(Figure scripts)
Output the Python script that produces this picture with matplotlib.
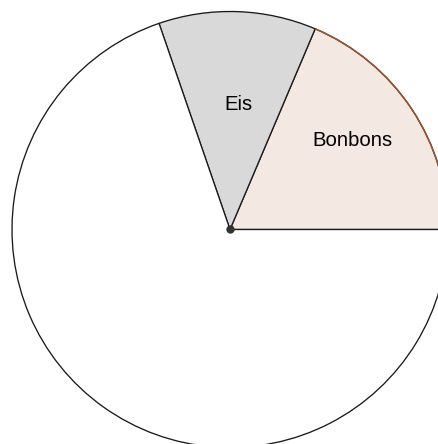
import matplotlib.pyplot as plt
from matplotlib.patches import Arc

# slice sizes in degrees
labels = ["Bonbons", "Eis", ""]
sizes = [67, 42, 251]
fill_colors = ["#f4e8e3", "#d9d9d9", "white"]

W, H = 438, 444
CX, CY = 230, 444 - 229.5
R = 218

fig = plt.figure(figsize=(W / 100, H / 100), dpi=100)
ax = fig.add_axes([0, 0, 1, 1])

wedges, _ = ax.pie(sizes, colors=fill_colors, startangle=0, counterclock=True,
                   center=(CX, CY), radius=R,
                   wedgeprops=dict(edgecolor="#1a1a1a", linewidth=0.95))

# brown arc on the Bonbons slice
bon = wedges[0]
ax.add_patch(Arc((CX, CY), 2 * R, 2 * R, theta1=bon.theta1, theta2=bon.theta2,
                 color="#a0522d", linewidth=1.1, zorder=5))

ax.plot([CX], [CY], "o", color="#333333", markersize=5, zorder=6)

ax.text(238, H - 104, labels[1], ha="center", va="center", fontsize=14.6,
        family="Liberation Sans", color="#000000")
ax.text(352, H - 140, labels[0], ha="center", va="center", fontsize=14.6,
        family="Liberation Sans", color="#000000")

ax.set_xlim(0, W)
ax.set_ylim(0, H)
ax.set_aspect("equal")
ax.axis("off")

fig.savefig("out.png", dpi=100)
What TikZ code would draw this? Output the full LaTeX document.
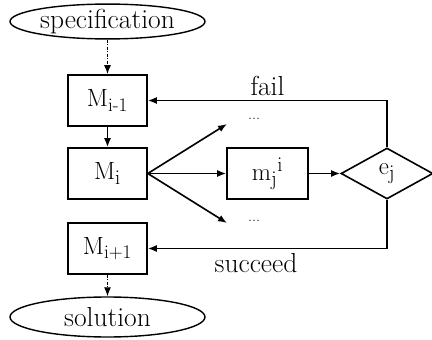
\documentclass[tikz,border=0pt]{standalone}
\usepackage{amsmath}
\usetikzlibrary{shapes.geometric,arrows.meta}
\begin{document}
\begin{tikzpicture}[x=1pt,y=-1pt,
  every node/.style={font=\fontsize{27.5}{31}\selectfont},
  mbox/.style={draw,line width=1.6pt,minimum width=79pt,minimum height=51pt,inner sep=0pt},
  oval/.style={draw,line width=1.4pt,ellipse,minimum width=195pt,inner sep=0pt},
  dec/.style={draw,line width=1.6pt,diamond,minimum width=92pt,minimum height=51pt,inner sep=0pt},
  conn/.style={line width=1.6pt,-{Latex[length=9pt,width=7pt]}},
  dconn/.style={conn,line width=1.2pt,dash pattern=on 3pt off 1.5pt on 1pt off 1.5pt},
  dots/.style={font=\fontsize{16}{18}\selectfont,inner sep=0pt}]
\useasboundingbox (0,0) rectangle (432,340);
\node[oval,minimum height=33pt] (spec) at (107.5,21.5) {specification};
\node[mbox] (Mim1) at (107.5,100.5) {$\mathrm{M}_{\text{i-1}}$};
\node[mbox] (Mi) at (107.5,173.5) {$\mathrm{M}_{\mathrm{i}}$};
\node[mbox] (Mip1) at (107.5,248.5) {$\mathrm{M}_{\text{i+1}}$};
\node[oval,minimum height=40pt] (sol) at (107.5,317) {solution};
\node[mbox,minimum width=81pt] (m) at (267.5,173.5) {$\mathrm{m_j}^{\mathrm{i}}$};
\node[dec] (e) at (387,173.5) {$\mathrm{e_j}$};
\node[dots] (dt) at (254,119) {...};
\node[dots] (db) at (254,221) {...};
\coordinate (tipT) at (227,124);
\coordinate (tipB) at (227,223);
\node[anchor=base,inner sep=0pt] (fail) at (267.5,95) {fail};
\node[anchor=base,inner sep=0pt] (succ) at (256,272) {succeed};
\draw[dconn] (spec.south) -- (Mim1.north);
\draw[conn] (Mim1.south) -- (Mi.north);
\draw[conn] (Mi.east) -- (tipT);
\draw[conn] (Mi.east) -- (m.west);
\draw[conn] (Mi.east) -- (tipB);
\draw[conn] (m.east) -- (e.west);
\draw[conn] (e.north) |- (Mim1.east);
\draw[conn] (e.south) |- (Mip1.east);
\draw[dconn] (Mip1.south) -- (sol.north);
\end{tikzpicture}
\end{document}
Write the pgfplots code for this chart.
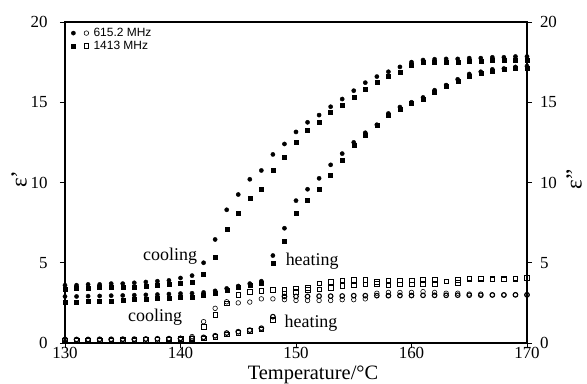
\documentclass[border=0pt]{standalone}
\usepackage{fontspec}
\setmainfont{Liberation Serif}
\newfontfamily\sansf{Liberation Sans}
\usepackage{pgfplots}
\pgfplotsset{compat=1.18}
\usepackage{pgfplotstable}

\pgfplotstableread{
T   A     B     C     D     E     F     G     H
130 3.60 3.35 2.90 2.55 0.20 0.15 0.22 0.17
131 3.60 3.40 2.90 2.55 0.20 0.16 0.22 0.17
132 3.65 3.40 2.92 2.58 0.20 0.16 0.22 0.17
133 3.65 3.45 2.93 2.60 0.21 0.17 0.23 0.18
134 3.70 3.45 2.95 2.63 0.21 0.17 0.23 0.18
135 3.70 3.50 2.96 2.66 0.22 0.18 0.24 0.19
136 3.75 3.50 2.98 2.70 0.22 0.18 0.24 0.19
137 3.80 3.55 3.00 2.73 0.23 0.19 0.25 0.20
138 3.85 3.60 3.02 2.77 0.24 0.20 0.26 0.21
139 3.90 3.65 3.05 2.80 0.25 0.21 0.27 0.22
140 4.05 3.75 3.08 2.84 0.30 0.25 0.28 0.23
141 4.20 3.80 3.10 2.88 0.40 0.30 0.30 0.25
142 5.00 4.30 3.15 2.95 1.33 1.00 0.35 0.30
143 6.45 5.33 3.25 3.10 2.16 1.75 0.45 0.40
144 8.30 7.10 3.40 3.28 2.57 2.47 0.62 0.55
145 9.25 8.10 3.55 3.45 2.50 3.00 0.70 0.65
146 10.20 9.00 3.70 3.60 2.55 3.20 0.80 0.75
147 10.75 9.60 3.85 3.75 2.75 3.25 0.92 0.85
148 11.75 10.75 5.45 5.00 2.75 3.30 1.64 1.45
149 12.40 11.60 7.15 6.35 2.70 3.35 2.90 3.10
150 13.15 12.50 8.87 8.08 2.65 3.40 2.90 3.20
151 13.75 13.25 9.58 8.90 2.65 3.45 2.90 3.30
152 14.20 13.75 10.26 9.60 2.65 3.72 2.92 3.35
153 14.72 14.35 11.10 10.47 2.65 3.82 2.92 3.45
154 15.20 14.80 11.80 11.40 2.70 3.90 2.93 3.55
155 15.72 15.30 12.50 12.30 2.70 3.95 2.95 3.60
156 16.22 15.83 13.10 12.96 2.75 3.95 2.95 3.65
157 16.60 16.24 13.60 13.55 3.10 3.80 2.95 3.70
158 16.90 16.60 14.30 14.20 3.15 3.88 2.95 3.62
159 17.20 16.90 14.70 14.56 3.15 3.90 2.96 3.65
160 17.50 17.28 15.00 14.93 3.15 3.90 2.96 3.65
161 17.63 17.47 15.30 15.20 3.20 3.95 2.97 3.70
162 17.68 17.50 15.75 15.65 3.15 3.95 2.97 3.70
163 17.70 17.50 16.07 16.00 3.10 3.85 2.97 3.85
164 17.70 17.50 16.43 16.32 3.10 3.95 2.98 3.75
165 17.75 17.55 16.76 16.64 3.05 4.03 2.98 4.00
166 17.75 17.55 16.90 16.80 3.05 4.03 2.98 4.00
167 17.80 17.60 17.05 16.95 3.00 4.00 2.99 3.98
168 17.80 17.60 17.10 17.05 3.00 4.00 2.99 3.98
169 17.85 17.60 17.20 17.10 3.00 4.03 3.00 4.00
170 17.85 17.60 17.25 17.15 3.00 4.05 3.00 4.05
}\datatab

\pgfplotsset{
 fc/.style={only marks, mark=*, mark size=2.1bp, black},
 fs/.style={only marks, mark=square*, mark size=2.0bp, black},
 oc/.style={only marks, mark=o, mark size=2.3bp, black, mark options={line width=0.6bp}},
 os/.style={only marks, mark=square, mark size=2.3bp, black, mark options={line width=0.6bp}},
 common/.style={
   scale only axis, width=462bp, height=321bp,
   xmin=130, xmax=170, ymin=0, ymax=20,
   tick align=outside, major tick length=5bp,
   axis line style={line width=1.1bp},
   every tick/.style={black, line width=0.8bp},
   tick label style={font=\fontsize{17}{17}\selectfont},
   label style={font=\fontsize{19}{19}\selectfont},
   /pgf/number format/assume math mode=true,
 },
}
\newcommand{\lf}{\sansf\fontsize{12}{13}\selectfont}

\begin{document}
\begin{tikzpicture}
\useasboundingbox (-65bp,-41bp) rectangle (522bp,343bp);
\begin{axis}[common,
  xtick={130,140,...,170}, ytick={0,5,...,20},
  xtick pos=bottom, ytick pos=left,
  yticklabel style={xshift=-9bp},
  xticklabel style={inner sep=1bp, yshift=1.5bp},
  xlabel={\fontsize{20.5}{20.5}\selectfont Temperature/°C},
  ylabel={\fontsize{23}{23}\selectfont ε'},
  xlabel style={at={(axis description cs:0.5,0)}, anchor=base, yshift=-36bp, xshift=17bp, inner sep=0pt},
  ylabel style={at={(axis description cs:0,0.51)}, anchor=center, rotate=0, yshift=46bp},
  legend style={at={(axis description cs:0,1)}, anchor=north west, draw=none, fill=none,
     font=\lf, row sep=-1bp, inner sep=0bp,
     xshift=5bp, yshift=-4bp},
  legend cell align=left,
]
\addlegendimage{legend image code/.code={\fill[black] (0,0) circle (2.1bp); \draw[black,line width=0.6bp] (13bp,0) circle (2.3bp); \path (-3bp,0) (18bp,0);}}
\addlegendentry{\lf 615.2 MHz}
\addlegendimage{legend image code/.code={\fill[black] (-2bp,-2bp) rectangle (2bp,2bp); \draw[black,line width=0.6bp] (10.7bp,-2.3bp) rectangle (15.3bp,2.3bp); \path (-3bp,0) (18bp,0);}}
\addlegendentry{\lf 1413 MHz}
\addplot[fc, forget plot] table[x=T,y=A] {\datatab};
\addplot[fs, forget plot] table[x=T,y=B] {\datatab};
\addplot[fc, forget plot] table[x=T,y=C] {\datatab};
\addplot[fs, forget plot] table[x=T,y=D] {\datatab};
\node[font=\fontsize{18}{18}\selectfont] at (axis cs:139.1,5.38) {cooling};
\node[font=\fontsize{18}{18}\selectfont] at (axis cs:137.8,1.6) {cooling};
\node[font=\fontsize{18}{18}\selectfont] at (axis cs:151.4,5.07) {heating};
\node[font=\fontsize{18}{18}\selectfont] at (axis cs:151.3,1.23) {heating};
\end{axis}
\begin{axis}[common,
  axis x line=none, axis y line*=right,
  ytick={0,5,...,20},
  yticklabel style={xshift=4.5bp},
  ylabel={\fontsize{23}{23}\selectfont ε''},
  ylabel style={at={(axis description cs:1,0.51)}, anchor=center, yshift=-47bp},
]
\addplot[oc] table[x=T,y=E] {\datatab};
\addplot[os] table[x=T,y=F] {\datatab};
\addplot[oc, mark options={line width=1.1bp}] table[x=T,y=G] {\datatab};
\addplot[os] table[x=T,y=H] {\datatab};
\end{axis}
\end{tikzpicture}
\end{document}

Short exercise: Check each line of the records for the string "this" and state how many lines contain it. Give only the number.

Finished answer: 3